“Other nations are preparing to use space as a battlefield, a big battlefield, and we’d better be ready to fight there,”
Air Force Chief of Staff Gen. Mark Welsh said the U.S. Air Force needs to be ready to engage in space combat.
“Other nations are preparing to use space as a battlefield, a big battlefield, and we’d better be ready to fight there,” Welsh said last week in Arlington, Virginia. “We don’t want to fight there but we better be ready for it because other people clearly are posturing themselves to be able to do that.”
Welsh, who will be retiring on July 1 after just over 40 years of service, made his comments Thursday morning in Arlington, Virginia, at an Air Force Association breakfast.
His comment about space as a battlefield came in the context of what the U.S. needs to be able to do to win future fights.
One of the absolutes in modern warfare, he said, is firepower – “more of it, more quickly and more precisely.” And the Air Force needs to have that not only in the air domain but in cyber and space domains.

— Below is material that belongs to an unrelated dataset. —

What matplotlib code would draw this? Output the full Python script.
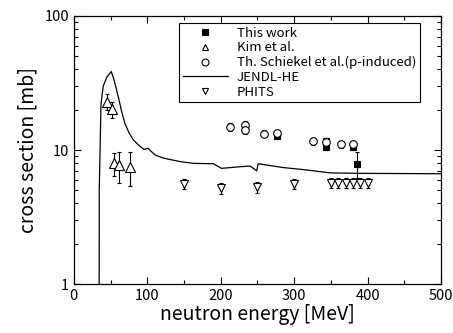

Welsh credited Air Force Space Command with taking the lead “in at least thinking about the space domain as a warfighting domain.”
But Space Command has been thinking about space warfare for quite some time.
In the 1990s, Air Force Gen. Joseph Ashy, then head of Space Command, told lawmakers that space would become a battleground, according to Air Force Maj. William L. Spacy II, who quoted Ashy in “Does the United States Need Space-Based Weapons?”
“Some people don’t want to hear this, and it sure isn’t in vogue … but — absolutely — we’re going to fight in space. We’re going to fight from space and we’re going to fight into space,” Ashy said.
A 1967 Outer Space Treaty stipulates that space is to be used for peaceful purposes. Just what that means has never been defined, though the 1945 U.N. Charter defined “peaceful purposes” to include the inherent right of self-defense, Spacy wrote.
That freed up space-pioneering countries including the Soviet Union and the U.S. to place military communications and early-warning system satellites into space. But both also went farther than that, developing and testing – but never deploying – anti-satellite weapons before and after the 1967 treaty was adopted.
But in recent years the idea of space engagements has grown more real as both China and the U.S. successfully demonstrated the capability to take out a satellite with a weapon.
China destroyed one of its own weather satellites with an anti-satellite weapon in 2007. A year later the U.S. took down one of its own damaged satellites using a SM-3 missile fired from the USS Lake Erie.